I will give one personal example of this: Before moving into the Augustinian community, there were (and still are) some habits that I knew I needed to change. I thought "Oh, moving into the community will be the perfect opportunity to change this, I will simply step it up, and pretend I never had the habit(s)". One of these bad habits is that I am a very disorganized person. My room is almost always a mess. I knew that keeping my room clean was important when living in community, but I never made any efforts to completely eradicate the bad habit. I thought "Oh, I'll simply start cleaning my room once I move in, and all this bad habit will be forgotten in the past". I convinced myself and fantasized that the simple act of moving in will have an almost magical effect of changing my persona, reborn in a new person, where the old habits were not overcome, but forgotten, and somehow eradicated in the process. But your habits follow you whenever you go. They move with you whenever you are. This old baggage we cannot leave hidden in our old house, hoping that it would never resurface in our new house. The only way of breaking this old baggage is by replacing it with something new, something better. And that's creating a new habit to replace the old. And this takes time and effort. Making the long story short, I cleaned my room for the first two week, but then stopped doing it. I didn't replace the old habit by creating a new one.

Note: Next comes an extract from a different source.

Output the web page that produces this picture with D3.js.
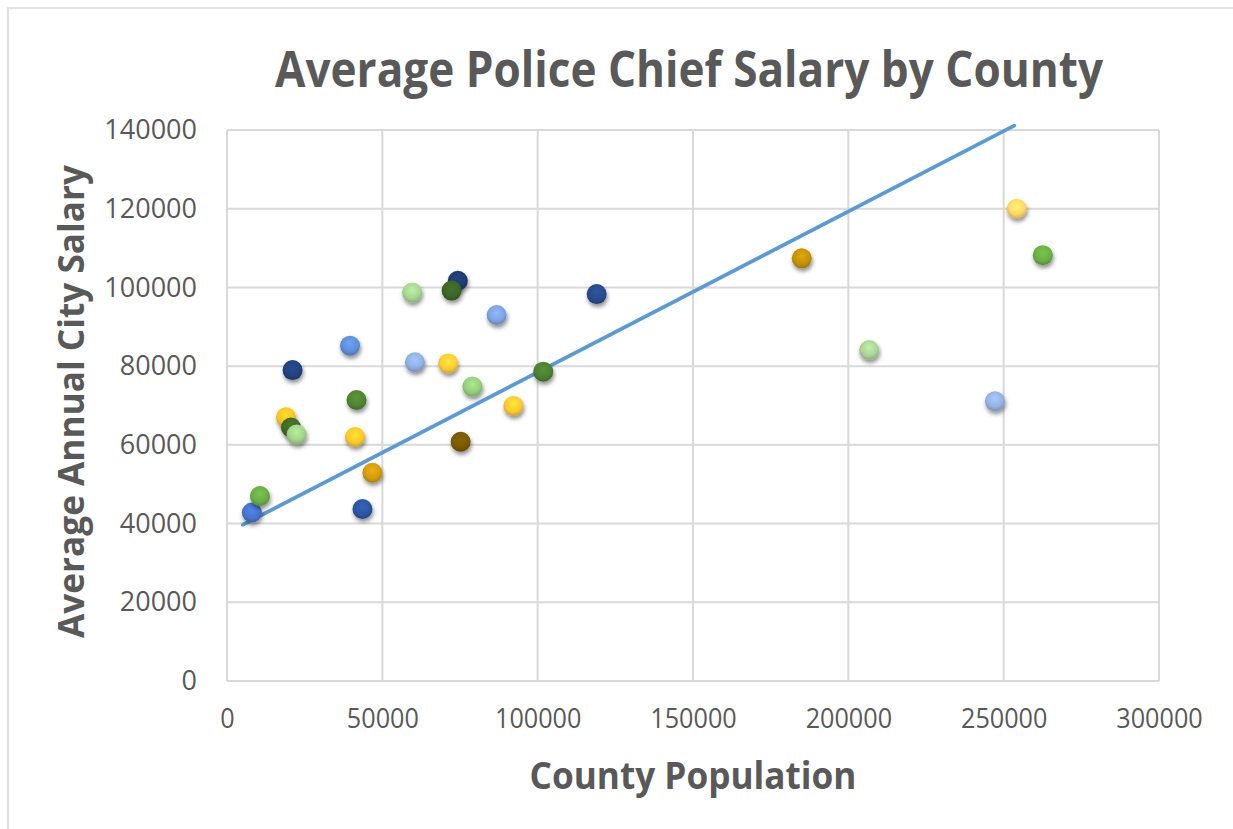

Disappointed, I shared my struggle with my brother Frank in the community. He used to be fat, and was showing me pictures as proof that he was. He encouraged me to keep forward in my plans. He told me that he wanted to lose a few pounds as well, just enough to reach his ideal weight. He proposed that we work together in this, and I agreed. He quickly drew up a chart, with my name to the left, his to the right. In it included my weight for that night, (he weighed himself as well), and the dates for the future weeks and space to put our weight for those weeks. We posted the chart in the main bathroom of the house, for all to see. That was last Thursday. Since then, I had greatly improved my eating habits, and exercised a lot more. I expect weight loss for this week, the weight in being tomorrow (Thursday). So yeah, my weight ins are changed from Monday to Thursday. And tomorrow I will post the results for week 3.

In the end I decided not to shy away from my mistakes and share this with all of you. Instead of ignoring week 2 completely and post the results for week 3, I thought that this can only help us to learn from my mistakes. It is better to share our struggles, instead of screaming on the mountains our achievements. If all of you know my struggles, my human brokenness, then we can all better enjoy our achievements, when we finally meet our goals. This goes not only to weight loss, but more importantly, in our lives with Christ. Amen.